Without the pictures, return each record as it appears.
## begin Task material
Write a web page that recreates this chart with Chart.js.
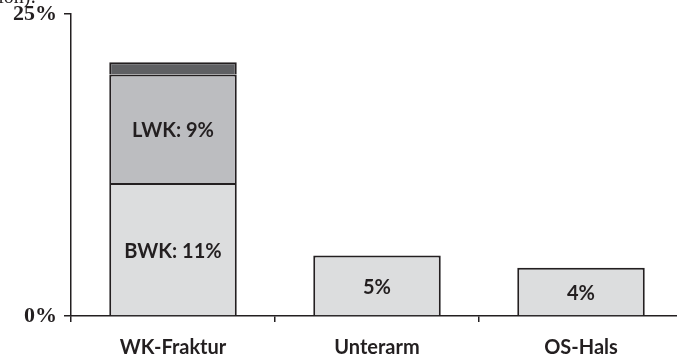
<!DOCTYPE html>
<html>
<head>
<meta charset="utf-8">
<script src="https://cdn.jsdelivr.net/npm/chart.js@4/dist/chart.umd.min.js"></script>
<style>
  html, body { margin: 0; padding: 0; background: #fff; overflow: hidden; }
  #wrap { width: 677px; height: 358px; overflow: hidden; position: relative; }
  #c { position: absolute; left: 0; top: 0; }
</style>
</head>
<body>
<div id="wrap"><canvas id="c" width="690" height="358"></canvas></div>
<script>
// Fracture sites and their share in percent
const categories = ['WK-Fraktur', 'Unterarm', 'OS-Hals'];
const baseValues  = [11, 5, 4];        // BWK part of vertebral fractures; single bars otherwise
const lwkValues   = [9, null, null];   // LWK part of vertebral fractures
const restValues  = [1, null, null];   // remaining vertebral fractures
const baseNames   = ['BWK: ', '', ''];
const lwkNames    = ['LWK: ', '', ''];
const yTickValues = [0, 25];

const INK = '#231f20';
const sans = 'Lato, "Open Sans", sans-serif';
const serif = '"Liberation Serif", "DejaVu Serif", serif';

// Writes each segment's value inside the segment
const segmentLabels = {
  id: 'segmentLabels',
  afterDatasetsDraw(chart) {
    const ctx = chart.ctx;
    ctx.save();
    ctx.fillStyle = INK;
    ctx.font = 'bold 20px ' + sans;
    ctx.textAlign = 'center';
    ctx.textBaseline = 'middle';
    chart.data.datasets.forEach((ds, di) => {
      if (!ds.labelNames) return;
      const meta = chart.getDatasetMeta(di);
      meta.data.forEach((el, i) => {
        const v = ds.data[i];
        if (v == null) return;
        const p = el.getProps(['x', 'y', 'base'], true);
        ctx.fillText(ds.labelNames[i] + v + '%', p.x, (p.y + p.base) / 2 + 2);
      });
    });
    ctx.restore();
  }
};

// Caption line running above the plot
const caption = {
  id: 'caption',
  afterDraw(chart) {
    const ctx = chart.ctx;
    ctx.save();
    ctx.fillStyle = INK;
    ctx.font = '20px ' + serif;
    ctx.textAlign = 'right';
    ctx.textBaseline = 'alphabetic';
    ctx.fillText('(in Prozent der Population):', 36, 3);
    ctx.restore();
  }
};

new Chart(document.getElementById('c'), {
  type: 'bar',
  data: {
    labels: categories,
    datasets: [
      { data: baseValues, labelNames: baseNames, backgroundColor: '#dcddde' },
      { data: lwkValues, labelNames: lwkNames, backgroundColor: '#bcbdc0' },
      { data: restValues, backgroundColor: '#5f6063' }
    ].map(d => Object.assign({
      borderColor: INK,
      borderWidth: 2,
      barPercentage: 0.625,
      categoryPercentage: 1
    }, d))
  },
  options: {
    responsive: false,
    animation: false,
    devicePixelRatio: 1,
    layout: { padding: { top: 14, left: 0, right: 7, bottom: 0 } },
    plugins: { legend: { display: false }, tooltip: { enabled: false } },
    scales: {
      x: {
        stacked: true,
        grid: { offset: true, drawOnChartArea: false, drawTicks: true, tickLength: 6, color: INK, lineWidth: 1.5 },
        border: { display: true, color: INK, width: 1.5 },
        ticks: { color: INK, font: { family: sans, size: 20, weight: 'bold' }, padding: 14 },
        afterFit(s) { s.height = 42; s.paddingLeft = 0; s.paddingRight = 0; }
      },
      y: {
        stacked: true,
        min: 0,
        max: 25,
        afterBuildTicks(s) { s.ticks = yTickValues.map(v => ({ value: v })); },
        grid: { drawOnChartArea: false, drawTicks: true, tickLength: 7, color: INK, lineWidth: 1.5 },
        border: { display: true, color: INK, width: 1.5 },
        ticks: { color: INK, font: { family: serif, size: 22, weight: 'bold' }, padding: 7, callback: v => v + '%' },
        afterFit(s) { s.width = 71; s.paddingTop = 0; s.paddingBottom = 0; }
      }
    }
  },
  plugins: [segmentLabels, caption]
});
</script>
</body>
</html>
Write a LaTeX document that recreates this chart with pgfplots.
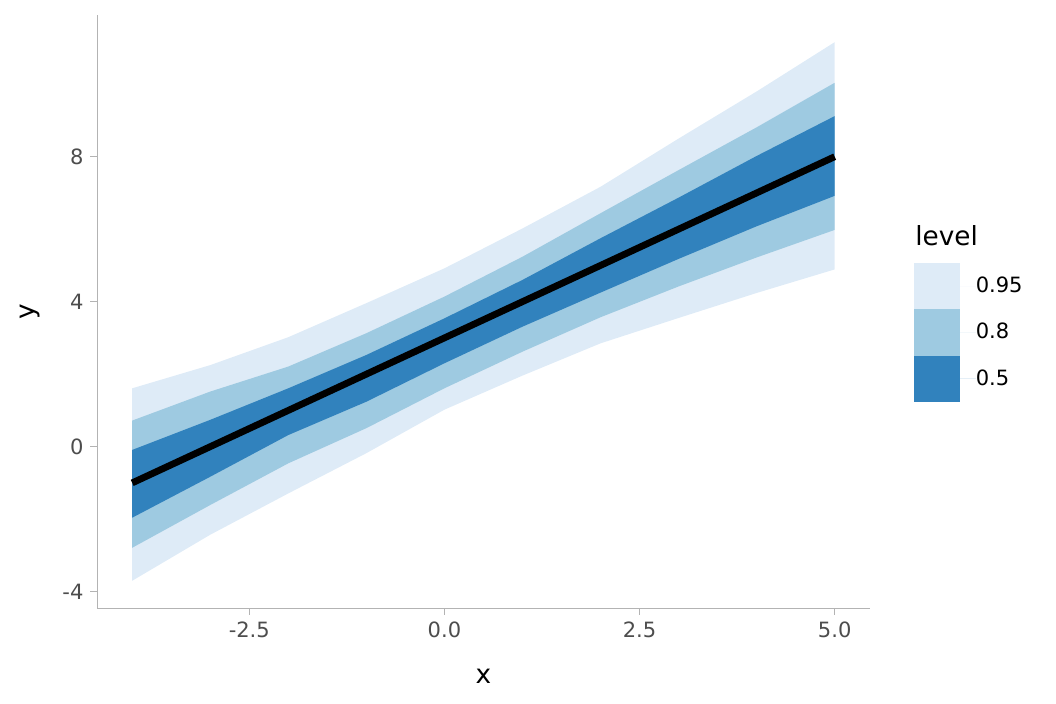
## end Task material
Full output:
Write a web page that recreates this chart with Chart.js.
<!DOCTYPE html>
<html>
<head>
<meta charset="utf-8">
<script src="https://cdn.jsdelivr.net/npm/chart.js@4/dist/chart.umd.min.js"></script>
<style>
  html, body { margin: 0; padding: 0; background: #fff; overflow: hidden; }
  #wrap { width: 677px; height: 358px; overflow: hidden; position: relative; }
  #c { position: absolute; left: 0; top: 0; }
</style>
</head>
<body>
<div id="wrap"><canvas id="c" width="690" height="358"></canvas></div>
<script>
// Fracture sites and their share in percent
const categories = ['WK-Fraktur', 'Unterarm', 'OS-Hals'];
const baseValues  = [11, 5, 4];        // BWK part of vertebral fractures; single bars otherwise
const lwkValues   = [9, null, null];   // LWK part of vertebral fractures
const restValues  = [1, null, null];   // remaining vertebral fractures
const baseNames   = ['BWK: ', '', ''];
const lwkNames    = ['LWK: ', '', ''];
const yTickValues = [0, 25];

const INK = '#231f20';
const sans = 'Lato, "Open Sans", sans-serif';
const serif = '"Liberation Serif", "DejaVu Serif", serif';

// Writes each segment's value inside the segment
const segmentLabels = {
  id: 'segmentLabels',
  afterDatasetsDraw(chart) {
    const ctx = chart.ctx;
    ctx.save();
    ctx.fillStyle = INK;
    ctx.font = 'bold 20px ' + sans;
    ctx.textAlign = 'center';
    ctx.textBaseline = 'middle';
    chart.data.datasets.forEach((ds, di) => {
      if (!ds.labelNames) return;
      const meta = chart.getDatasetMeta(di);
      meta.data.forEach((el, i) => {
        const v = ds.data[i];
        if (v == null) return;
        const p = el.getProps(['x', 'y', 'base'], true);
        ctx.fillText(ds.labelNames[i] + v + '%', p.x, (p.y + p.base) / 2 + 2);
      });
    });
    ctx.restore();
  }
};

// Caption line running above the plot
const caption = {
  id: 'caption',
  afterDraw(chart) {
    const ctx = chart.ctx;
    ctx.save();
    ctx.fillStyle = INK;
    ctx.font = '20px ' + serif;
    ctx.textAlign = 'right';
    ctx.textBaseline = 'alphabetic';
    ctx.fillText('(in Prozent der Population):', 36, 3);
    ctx.restore();
  }
};

new Chart(document.getElementById('c'), {
  type: 'bar',
  data: {
    labels: categories,
    datasets: [
      { data: baseValues, labelNames: baseNames, backgroundColor: '#dcddde' },
      { data: lwkValues, labelNames: lwkNames, backgroundColor: '#bcbdc0' },
      { data: restValues, backgroundColor: '#5f6063' }
    ].map(d => Object.assign({
      borderColor: INK,
      borderWidth: 2,
      barPercentage: 0.625,
      categoryPercentage: 1
    }, d))
  },
  options: {
    responsive: false,
    animation: false,
    devicePixelRatio: 1,
    layout: { padding: { top: 14, left: 0, right: 7, bottom: 0 } },
    plugins: { legend: { display: false }, tooltip: { enabled: false } },
    scales: {
      x: {
        stacked: true,
        grid: { offset: true, drawOnChartArea: false, drawTicks: true, tickLength: 6, color: INK, lineWidth: 1.5 },
        border: { display: true, color: INK, width: 1.5 },
        ticks: { color: INK, font: { family: sans, size: 20, weight: 'bold' }, padding: 14 },
        afterFit(s) { s.height = 42; s.paddingLeft = 0; s.paddingRight = 0; }
      },
      y: {
        stacked: true,
        min: 0,
        max: 25,
        afterBuildTicks(s) { s.ticks = yTickValues.map(v => ({ value: v })); },
        grid: { drawOnChartArea: false, drawTicks: true, tickLength: 7, color: INK, lineWidth: 1.5 },
        border: { display: true, color: INK, width: 1.5 },
        ticks: { color: INK, font: { family: serif, size: 22, weight: 'bold' }, padding: 7, callback: v => v + '%' },
        afterFit(s) { s.width = 71; s.paddingTop = 0; s.paddingBottom = 0; }
      }
    }
  },
  plugins: [segmentLabels, caption]
});
</script>
</body>
</html>
Write a LaTeX document that recreates this chart with pgfplots.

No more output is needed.